Pour autant, Gilles Simeoni n’élude pas ce qui ne va pas comme « une excessive bureaucratie dans le domaine ou le manque flagrant d’ingénierie culturelle », mais, surtout, le contexte budgétaire qui va forcer l’Assemblée à faire des choix. Sa métaphore est éloquente : « Nous avons un corps de trois mètres avec une couverture qui en mesure deux. Nous allons devoir faire le choix et laisser des parties de ce corps dénudé. C’est une réalité économique à laquelle nous ne pouvons échapper. »
L’étude
À l’issue de ces différentes prises de parole, Antonia Luciani invite Pierre Miglioretti, directeur de l’agence Émergence Sud à présenter l’Étude qu’il réalise actuellement sur la politique culturelle de la Collectivité de Corse. Ce dernier met en avant son savoir-faire et son analyse depuis 25 ans dans le domaine. Il déroule alors un PowerPoint qui rappelle les dates, les structures, les compétences, les enjeux, etc., jusqu’à l’actuelle perspective d’autonomie. Il détaille la méthode de l’étude en cours et annonce qu’un grand questionnaire va être prochainement délivré à tous les acteurs culturels de l’île. « Ce questionnaire comme les ateliers de cet après-midi font partie des remontées de données dont nous avons besoin » précise la Conseillère. L'étude est censée se dérouler jusqu’en juillet prochain.
"Faire de la Corse un territoire de culture"
Après cette présentation, Delphine Ramos (Directrice des affaires culturelles de Bastia) et Yolaine Lacolonge (Chef du service action pédagogique artistique et culturelle de la Collectivité) accompagnent Mattea Lacave sur scène pour proposer le bilan de la candidature Bastia-Corsica 2028. La déléguée à la culture de Bastia rappelle que « sans vous, les acteurs culturels, il n’y aurait pas eu de candidature. » L’échec comme les retours de la commission ont permis de mettre en évidence le manque d’ingénierie dans le secteur. « Cette candidature nous a permis de grandir. Nous allons stopper l’association créée pour l’occasion, mais remettre à la société civile tous les résultats de notre travail », précise Mattea Lacave.
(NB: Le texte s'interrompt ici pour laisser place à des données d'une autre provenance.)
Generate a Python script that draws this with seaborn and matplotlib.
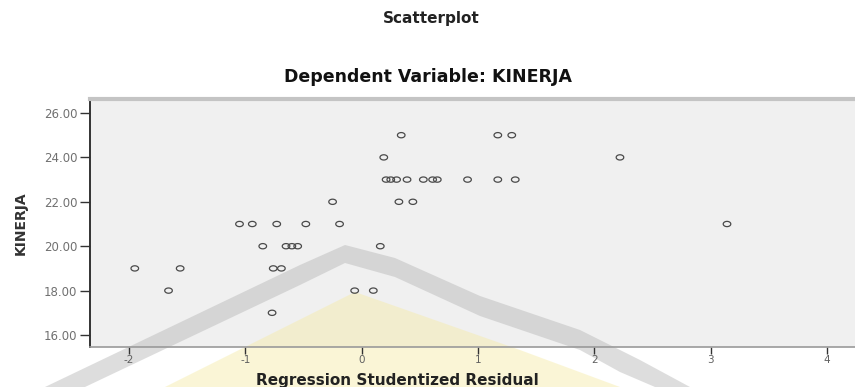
import numpy as np
import pandas as pd
import matplotlib
matplotlib.use("Agg")
import matplotlib.pyplot as plt
from matplotlib.patches import Polygon
import seaborn as sns

# ---- data ----
residual = [0.34, 1.17, 1.29,
            0.19, 2.22,
            0.21, 0.25, 0.30, 0.39, 0.53, 0.61, 0.65, 0.91, 1.17, 1.32,
            -0.25, 0.32, 0.44,
            -1.05, -0.94, -0.73, -0.48, -0.19, 3.14,
            -0.85, -0.65, -0.60, -0.55, 0.16,
            -1.95, -1.56, -0.76, -0.69,
            -1.66, -0.06, 0.10,
            -0.77]
kinerja = [25, 25, 25,
           24, 24,
           23, 23, 23, 23, 23, 23, 23, 23, 23, 23,
           22, 22, 22,
           21, 21, 21, 21, 21, 21,
           20, 20, 20, 20, 20,
           19, 19, 19, 19,
           18, 18, 18,
           17]
x_ticks = [-2, -1, 0, 1, 2, 3, 4]
y_ticks = [16, 18, 20, 22, 24, 26]

df = pd.DataFrame({"Regression Studentized Residual": residual, "KINERJA": kinerja})

sns.set_style("white")
plt.rcParams["font.family"] = ["DejaVu Sans"]

W, H = 855, 387
fig = plt.figure(figsize=(W / 100, H / 100), dpi=100)
fig.patch.set_facecolor("white")
ax = fig.add_axes([90 / W, 1 - 347 / H, 1 - 90 / W, (347 - 99) / H])
ax.set_facecolor("#F0F0F0")

# elliptical open marker (image is horizontally stretched)
t = np.linspace(0, 2 * np.pi, 40)
ell = list(zip(1.45 * np.cos(t), np.sin(t)))

sns.scatterplot(data=df, x="Regression Studentized Residual", y="KINERJA", ax=ax,
                marker=ell, s=30, facecolors="none", edgecolor="#4a4a4a",
                linewidth=0.9, zorder=3)

ax.set_xlim(-2.335, 4.24)
ax.set_ylim(15.46, 26.63)
ax.set_xticks(x_ticks)
ax.set_xticklabels([str(v) for v in x_ticks])
ax.set_yticks(y_ticks)
ax.set_yticklabels([f"{v:.2f}" for v in y_ticks])
ax.tick_params(axis="y", length=7, width=1.0, color="#333333", labelsize=8.5,
               labelcolor="#707070", pad=2, left=True)
ax.tick_params(axis="x", length=5, width=1.0, color="#333333", labelsize=7.5,
               labelcolor="#606060", pad=1, bottom=True)

ax.spines["right"].set_visible(False)
ax.spines["left"].set_color("#333333")
ax.spines["left"].set_linewidth(1.4)
ax.spines["bottom"].set_color("#9a9a9a")
ax.spines["bottom"].set_linewidth(1.2)
ax.spines["top"].set_color("#c4c4c4")
ax.spines["top"].set_linewidth(3)

ax.set_xlabel("Regression Studentized Residual", fontsize=11, fontweight="bold",
              color="#222222")
ax.xaxis.set_label_coords((397 - 90) / (W - 90), -(380 - 347) / (347 - 99), transform=ax.transAxes)
ax.xaxis.label.set_va("center")
ax.set_ylabel("KINERJA", fontsize=10, fontweight="bold", color="#333333")
ax.yaxis.set_label_coords(-(90 - 21) / (W - 90), 0.5, transform=ax.transAxes)
ax.yaxis.label.set_va("center")

fig.text(431 / W, 1 - 18 / H, "Scatterplot", ha="center", va="center",
         fontsize=11, fontweight="bold", color="#222222")
fig.text(428 / W, 1 - 77 / H, "Dependent Variable: KINERJA", ha="center",
         va="center", fontsize=12.5, fontweight="bold", color="#111111")

# watermark (decorative background logo)
def fpx(pts):
    return [(x / W, 1 - y / H) for x, y in pts]

gray = [(45, 387), (300, 265), (345, 245), (395, 258), (480, 296), (580, 330),
        (640, 360), (690, 387), (655, 387), (620, 372), (580, 350), (480, 316),
        (395, 277), (345, 263), (300, 285), (85, 387)]
yellow = [(165, 387), (355, 292), (520, 350), (620, 387)]
ax.add_patch(Polygon(fpx(yellow), closed=True, transform=fig.transFigure,
                     facecolor="#F6EBA5", edgecolor="none", alpha=0.45,
                     clip_on=False, zorder=0.3))
ax.add_patch(Polygon(fpx(gray), closed=True, transform=fig.transFigure,
                     facecolor="#B5B5B5", edgecolor="none", alpha=0.45,
                     clip_on=False, zorder=0.3))

fig.savefig("out.png", dpi=100)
Une nouvelle association portée par Vanina Bernard Leoni et Tony Casalonga, dans le sillage de cette candidature, a même vu le jour : « On a fait un rêve puis on s’est réveillé. Mais on n’a pas oublié ce que nous a appris cette candidature. Une association s’est créée, composée notamment de ceux qui avaient porté le projet, mais aussi d’autres, plus éloignée. Avec l’idée de faire de la Corse un territoire de culture, détaille Tony Casalonga. Nous voulons faire en sorte qu’elle irrigue d’autres secteurs, des déchets à l’éducation en passant par la santé. Nous voulons retrouver l’esprit d’initiative qui animait cette candidature. »
Le retard d’ingénierie mis en évidence par la candidature comme le manque de subventions européennes font partie des interrogations du public. « L’Europe est une manne financière, reconnaît Nanette Maupertuis. OK, les dossiers sont compliqués à monter, mais pour nos voisins sardes ou italiens aussi. L’université est un bon exemple, elle a monté des dossiers européens avec succès. L’Europe est à la fois un réservoir d’idée, de pratique, de moyens, mais aussi de lien diplomatique. »
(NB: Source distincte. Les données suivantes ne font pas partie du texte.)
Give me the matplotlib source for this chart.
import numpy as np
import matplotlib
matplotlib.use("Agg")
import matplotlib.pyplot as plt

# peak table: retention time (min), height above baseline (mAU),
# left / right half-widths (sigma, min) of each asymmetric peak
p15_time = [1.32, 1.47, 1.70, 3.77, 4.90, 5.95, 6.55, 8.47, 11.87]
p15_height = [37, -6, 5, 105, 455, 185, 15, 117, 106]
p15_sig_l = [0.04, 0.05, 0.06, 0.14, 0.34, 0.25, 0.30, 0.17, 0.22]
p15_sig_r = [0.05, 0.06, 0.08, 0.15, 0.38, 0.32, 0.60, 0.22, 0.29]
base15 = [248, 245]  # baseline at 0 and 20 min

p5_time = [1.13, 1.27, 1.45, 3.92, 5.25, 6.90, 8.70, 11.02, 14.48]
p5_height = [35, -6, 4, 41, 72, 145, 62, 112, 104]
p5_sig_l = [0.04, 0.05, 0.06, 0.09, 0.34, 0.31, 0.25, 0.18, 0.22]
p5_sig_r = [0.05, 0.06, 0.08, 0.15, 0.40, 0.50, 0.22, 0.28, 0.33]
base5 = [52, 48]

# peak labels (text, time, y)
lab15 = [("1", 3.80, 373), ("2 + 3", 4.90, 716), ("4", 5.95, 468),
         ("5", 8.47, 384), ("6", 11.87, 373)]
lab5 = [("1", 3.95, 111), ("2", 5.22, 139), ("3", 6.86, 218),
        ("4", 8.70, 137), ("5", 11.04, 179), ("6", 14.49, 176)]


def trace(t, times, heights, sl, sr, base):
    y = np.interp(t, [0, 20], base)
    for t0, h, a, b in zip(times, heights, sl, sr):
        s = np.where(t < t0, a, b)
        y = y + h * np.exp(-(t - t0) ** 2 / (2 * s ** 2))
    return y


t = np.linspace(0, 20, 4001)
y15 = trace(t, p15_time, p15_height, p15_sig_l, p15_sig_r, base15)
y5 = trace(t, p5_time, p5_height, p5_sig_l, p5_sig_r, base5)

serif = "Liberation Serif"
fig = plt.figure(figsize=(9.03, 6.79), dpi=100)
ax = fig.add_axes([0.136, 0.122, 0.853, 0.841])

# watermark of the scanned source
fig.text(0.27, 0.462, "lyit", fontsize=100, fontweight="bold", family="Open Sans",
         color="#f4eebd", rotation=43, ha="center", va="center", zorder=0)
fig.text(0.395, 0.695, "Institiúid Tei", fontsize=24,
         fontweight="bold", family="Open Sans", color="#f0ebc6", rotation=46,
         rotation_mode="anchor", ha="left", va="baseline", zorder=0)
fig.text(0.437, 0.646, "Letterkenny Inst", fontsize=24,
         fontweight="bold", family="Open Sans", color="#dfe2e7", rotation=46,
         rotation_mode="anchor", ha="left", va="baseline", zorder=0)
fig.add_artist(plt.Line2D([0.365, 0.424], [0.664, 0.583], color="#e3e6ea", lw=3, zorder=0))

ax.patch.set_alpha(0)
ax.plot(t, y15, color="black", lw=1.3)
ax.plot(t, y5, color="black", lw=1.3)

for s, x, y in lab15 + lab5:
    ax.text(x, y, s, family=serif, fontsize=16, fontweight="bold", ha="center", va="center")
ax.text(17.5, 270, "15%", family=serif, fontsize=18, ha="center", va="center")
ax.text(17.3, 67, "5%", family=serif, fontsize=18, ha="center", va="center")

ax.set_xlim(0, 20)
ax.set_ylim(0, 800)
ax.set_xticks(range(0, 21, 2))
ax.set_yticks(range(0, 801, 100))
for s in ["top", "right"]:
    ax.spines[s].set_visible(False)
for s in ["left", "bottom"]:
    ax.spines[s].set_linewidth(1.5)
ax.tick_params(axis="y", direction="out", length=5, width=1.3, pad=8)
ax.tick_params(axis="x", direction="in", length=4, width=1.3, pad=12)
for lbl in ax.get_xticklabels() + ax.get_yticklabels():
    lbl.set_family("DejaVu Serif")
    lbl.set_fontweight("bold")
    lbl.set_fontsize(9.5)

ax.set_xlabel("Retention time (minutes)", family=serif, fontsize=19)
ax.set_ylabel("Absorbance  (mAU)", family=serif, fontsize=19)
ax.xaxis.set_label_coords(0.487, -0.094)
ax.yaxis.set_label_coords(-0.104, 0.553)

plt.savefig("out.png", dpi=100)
Si l’exécutif avoue avoir loupé une marche avec Bastia-Corsica 2028, « on va se rattraper sur les prochaines. Mais oui, il faut du temps. Pour être prêt quand une marche se présente, on doit travailler en amont, pas au dernier moment. Capitalisé sur le Riacquistu ou sur tout ce qui a été mis en œuvre. C’est pour ça qu’il faut que l’on se voie souvent » rebondit Antonia Luciani avant d’annoncer qu’un master d’ingénierie va être créé, à Corte, parce que « la formation fait partie intégrante de nos réflexions. »
Se pose enfin dans l’assistance le problème du transfert de compétence entre l’état et la Collectivité : « Nous aurions préféré un transfert de moyen, détaille un participant. Sur le continent, c’est différent. Ici, quand on transfère la compétence culture à la Corse, se pose la question de notre identité culturelle. Nous ne devons pas la négliger ni les spécificités du territoire comme celle de l’insularité. Il ne faut pas non plus négliger le rural. Donnons-leur de l’autonomie, parce qu’ils la méritent. » Une intervention de Francescu Marcantei particulièrement applaudie.
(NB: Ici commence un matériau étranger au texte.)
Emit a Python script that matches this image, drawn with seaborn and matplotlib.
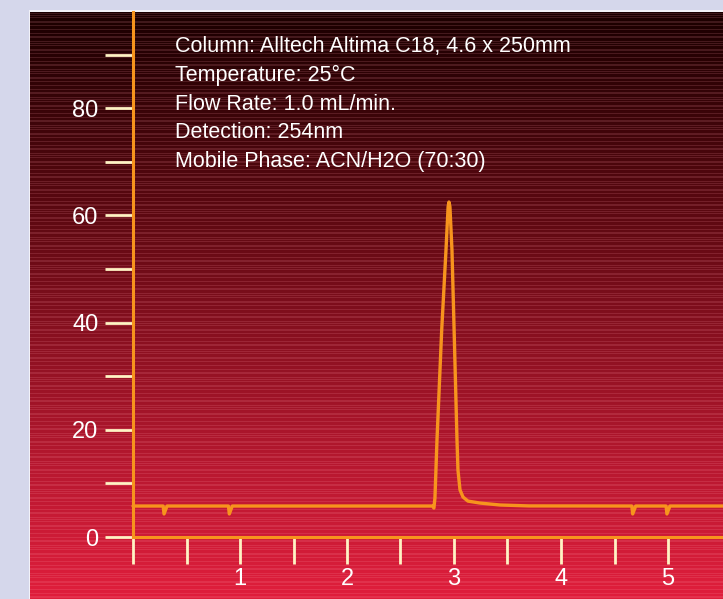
import numpy as np
import pandas as pd
import matplotlib
matplotlib.use("Agg")
import matplotlib.pyplot as plt
from matplotlib.colors import LinearSegmentedColormap, to_rgb
from matplotlib.patches import Rectangle
import seaborn as sns

# Chromatogram trace (retention time in minutes, detector response)
time_min = [0.00, 0.282, 0.290, 0.318, 0.892, 0.900, 0.928,
            2.800, 2.812, 2.822, 2.841, 2.885, 2.925, 2.945, 2.953, 2.962,
            2.981, 3.001, 3.028, 3.037, 3.056, 3.084, 3.130, 3.240, 3.430, 3.700,
            4.662, 4.670, 4.698, 4.982, 4.990, 5.018, 5.52]
response = [5.78, 5.78, 4.3, 5.78, 5.78, 4.3, 5.78,
            5.78, 5.40, 7.30, 18.1, 38.6, 53.5, 61.6, 62.5, 61.6,
            53.5, 38.6, 18.1, 12.5, 8.8, 7.46, 6.7, 6.34, 5.97, 5.80,
            5.78, 4.3, 5.78, 5.78, 4.3, 5.78, 5.78]

y_major = [0, 20, 40, 60, 80]
y_minor = [10, 30, 50, 70, 90]
x_major = [0, 1, 2, 3, 4, 5]
x_major_labels = ["", "1", "2", "3", "4", "5"]
x_minor = [0.5, 1.5, 2.5, 3.5, 4.5]

conditions = [
    "Column: Alltech Altima C18, 4.6 x 250mm",
    "Temperature: 25\u00b0C",
    "Flow Rate: 1.0 mL/min.",
    "Detection: 254nm",
    "Mobile Phase: ACN/H2O (70:30)",
]

ORANGE = "#f7941d"
CREAM = "#fff3c4"
W, H = 723, 599

sns.set_theme(style="white")
plt.rcParams["font.family"] = ["Liberation Sans", "DejaVu Sans"]

fig = plt.figure(figsize=(W / 100, H / 100), dpi=100)
fig.patch.set_facecolor("#d5d7eb")

# thin light frame around the panel
fig.patches.append(Rectangle((28.5 / W, 0), 1, (H - 10) / H,
                             transform=fig.transFigure,
                             facecolor="#f2f2f8", edgecolor="none", zorder=-10))

left_px, top_px = 30, 12
ax = fig.add_axes([left_px / W, 0, (W - left_px) / W, (H - top_px) / H])
ax.set_zorder(1)

# data scale: x=0 at px 133, 107 px per minute; y=0 at px 537, 5.36 px per unit
x0, xs = 133, 107.0
y0, ys = 537, 5.36
xlim = ((left_px - x0) / xs, (W - x0) / xs)
ylim = ((y0 - H) / ys, (y0 - top_px) / ys)

# striped vertical gradient background
n_rows = H - top_px
grad = LinearSegmentedColormap.from_list(
    "panel", [(0.0, "#1a0000"), (0.33, "#5a0810"), (0.78, "#b81830"), (1.0, "#e01e3c")])
t = np.linspace(0, 1, n_rows)
rows = grad(t)[:, :3]
stripe_col = np.array(to_rgb("#ff9aaa"))
idx = np.arange(n_rows)
mask = (idx % 4 == 1) | (idx % 7 == 3)
alpha = np.where(mask, 0.16, 0.0)[:, None]
rows = rows * (1 - alpha) + stripe_col * alpha
img = np.repeat(rows[:, None, :], 4, axis=1)
ax.imshow(img, extent=(xlim[0], xlim[1], ylim[0], ylim[1]), origin="upper",
          aspect="auto", interpolation="nearest", zorder=0)

df = pd.DataFrame({"time": time_min, "response": response})
sns.lineplot(data=df, x="time", y="response", ax=ax, color=ORANGE,
             linewidth=2.4, estimator=None, sort=False, zorder=3)
ax.set_xlabel("")
ax.set_ylabel("")
ax.set_xlim(*xlim)
ax.set_ylim(*ylim)

for side in ("top", "right"):
    ax.spines[side].set_visible(False)
ax.spines["left"].set_position(("data", 0))
ax.spines["bottom"].set_position(("data", 0))
ax.spines["left"].set_bounds(0, ylim[1])
ax.spines["bottom"].set_bounds(0, xlim[1])
for side in ("left", "bottom"):
    ax.spines[side].set_color(ORANGE)
    ax.spines[side].set_linewidth(2.2)
    ax.spines[side].set_zorder(4)

ax.set_yticks(y_major)
ax.set_yticks(y_minor, minor=True)
ax.set_yticklabels([str(v) for v in y_major])
ax.set_xticks(x_major)
ax.set_xticks(x_minor, minor=True)
ax.set_xticklabels(x_major_labels)

ax.tick_params(axis="y", which="both", direction="out", length=20, width=2.0,
               color=CREAM, left=True, labelcolor="white", labelsize=17, pad=5)
ax.tick_params(axis="x", which="both", direction="out", length=19.5, width=2.0,
               color=CREAM, bottom=True, labelcolor="white", labelsize=17, pad=3)

# run conditions
base_px = [51.7, 80.6, 109.5, 138.4, 167.3]
for line, py in zip(conditions, base_px):
    ax.text((175 - left_px) / (W - left_px), (H - py) / (H - top_px), line,
            transform=ax.transAxes, color="white", fontsize=15.5,
            ha="left", va="baseline", zorder=5)

fig.savefig("out.png", dpi=100, facecolor=fig.get_facecolor())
Après ces échanges et une pause repas bien méritée, l’après-midi a été consacré aux ateliers :
– coopération culturelle en Corse, en dehors de l’île et entre collectivités
– l’usage de la langue corse dans l’expression artistique et le renouvellement de la création : vers un nouveau Riacquistu ?
– transition sociétale, économique et écologique : quelles réponses face à ces défis ?
– le développement culturel en milieu rural à l'ère du numérique : enjeux et perspectives.
La restitution de ces ateliers, des échanges et réflexions collectives qui les ont traversés, s’est faite dans la foulée avant que chacun ne se quitte et ne retourne à ses activités… culturelles. Non sans avoir oublié de se donner rendez-vous très prochainement, avec, en tête, cette phrase de Gilles Simeoni : « Ma conviction est que la culture est un élément pour guérir, pour donner du sens et pour que les gens se rassemblent pour faire un peuple. » Alea jacta est.